Our primary focus, though, will be on practice. I will talk briefly about some of the best resources I have found as co-director of a multidisciplinary climate-change program and creator and curator of its website. We will survey some reasons the subject is intimidating, think about materials that might help, consider how this subject can fit into what we already know how to do or could learn to do. We will consider communication, expertise, morale, and ethical issues. And we will talk about the texts that have worked well for us in classrooms, including those that have nothing overtly to do with climate change.
We will likely begin our four hours as a whole group, then move into a series of small groups with similar interests and teaching assignments, and close with a conversation about what we might have to offer a world in crisis.
Preparation
I would like to hit the ground running. So before you come, please consider the questions above—and any other related questions you have yourself.
And please, BY JUNE 5, send me two things:
- A very short description of what you teach and how you are interested in adding more climate change material to your teaching. I will use this information to plan small group topics and gatherings.

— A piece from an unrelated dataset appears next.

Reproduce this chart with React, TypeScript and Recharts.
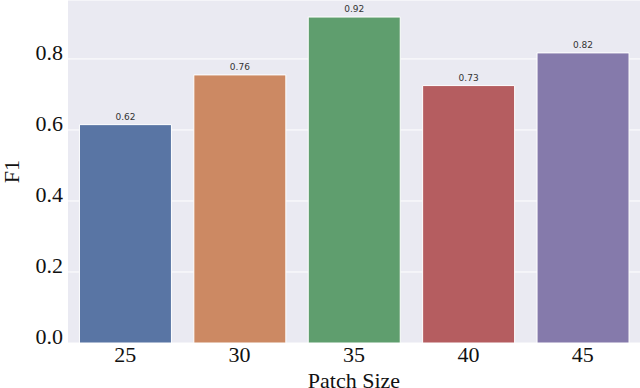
import { BarChart, Bar, XAxis, YAxis, CartesianGrid, Cell, LabelList } from "recharts";

// patch size experiment, F1 per setting
const patchSizes = ["25", "30", "35", "40", "45"];
const f1Scores = [0.615, 0.755, 0.918, 0.725, 0.817];
const valueLabels = ["0.62", "0.76", "0.92", "0.73", "0.82"];
const yTicks = [0, 0.2, 0.4, 0.6, 0.8];
const barColors = ["#5975A4", "#CC8963", "#5F9E6E", "#B55D60", "#857AAB"];

const serif = "Liberation Serif";

export default function App() {
  const chartData = patchSizes.map((size, i) => ({
    size,
    f1: f1Scores[i],
    label: valueLabels[i],
  }));

  return (
    <div
      style={{
        position: "absolute",
        left: 0,
        top: 0,
        width: 640,
        height: 388,
        background: "#fff",
        fontFamily: serif,
      }}
    >
      <BarChart
        width={640}
        height={388}
        data={chartData}
        margin={{ top: 0, right: 0, left: 0, bottom: 0 }}
        barCategoryGap="10%"
        style={{ fontFamily: serif }}
      >
        <CartesianGrid
          vertical={false}
          stroke="#ffffff"
          strokeWidth={1}
          fill="#EAEAF2"
          fillOpacity={1}
        />
        <XAxis
          dataKey="size"
          height={45}
          tickLine={false}
          axisLine={false}
          tickSize={0}
          tickMargin={3}
          tick={{ fill: "#111", fontSize: 22, fontFamily: serif }}
          label={{
            value: "Patch Size",
            position: "insideBottom",
            offset: 0,
            style: { fill: "#111", fontSize: 22, fontFamily: serif },
          }}
        />
        <YAxis
          width={68}
          domain={[0, 0.966]}
          ticks={yTicks}
          allowDataOverflow
          tickLine={false}
          axisLine={false}
          tickSize={0}
          tickMargin={5}
          tickFormatter={(v: number) => v.toFixed(1)}
          tick={{ fill: "#111", fontSize: 22, fontFamily: serif, dy: -7 }}
          label={{
            value: "F1",
            angle: -90,
            position: "insideLeft",
            offset: 11,
            style: { fill: "#111", fontSize: 22, fontFamily: serif, textAnchor: "middle" },
          }}
        />
        <Bar dataKey="f1" stroke="#ffffff" strokeWidth={1} isAnimationActive={false}>
          {chartData.map((d, i) => (
            <Cell key={d.size} fill={barColors[i]} />
          ))}
          <LabelList
            dataKey="label"
            position="top"
            offset={5}
            style={{ fill: "#333", fontSize: 9, fontFamily: "DejaVu Sans" }}
          />
        </Bar>
      </BarChart>
    </div>
  );
}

- NO MORE THAN ONE PAGE of something you have to contribute to our workshop conversation: ideas, questions, book annotations, a reading list, a successful assignment, a resource or two, a provocative image, anything you think others might find useful. NO KIDDING: do keep to ONE PAGE, or I will either send it back for editing or cut it down for you, depending on how much extra time you leave me.
My email address is sueellen.campbell@colostate.edu.
I will collect all these SINGLE PAGES, consolidate them into as few files as I can, and email them to all participants by June 10th, after which date I will be travelling off-grid until the conference. Then we can all read everybody else’s pages before the workshop.
Workshop Leader’s Biography
I have nearly forty years of experience teaching in university English departments, on a wide range of subjects (including literary theory, 20th century fiction and nonfiction, environmental literature, and creative-nonfiction/nature/environmental writing). My most recent book is The Face of the Earth: Natural Landscapes, Science, and Culture.
About a decade ago, I became deeply concerned about climate change, and in 2007, with my colleague John Calderazzo, I started a multidisciplinary education and outreach program, Changing Climates @ Colorado State University. We have run some 120 talks on campus, given by well over a hundred different speakers from twenty-eight academic departments, all eight academic colleges, and numerous other entities, to audiences of over 6,000 faculty, students, and community members. We offer communication training to young scientists who want to become more comfortable and effective speaking to the public. And I run the website 100 Views of Climate Change (http://changingclimates.colostate.edu). This collection of over 450 annotated multidisciplinary resources currently includes twenty-three topical pages; it is aimed at non-specialist adults, including college-level teachers and students, so all resources are up-to-date, high-quality, readable, and often lively.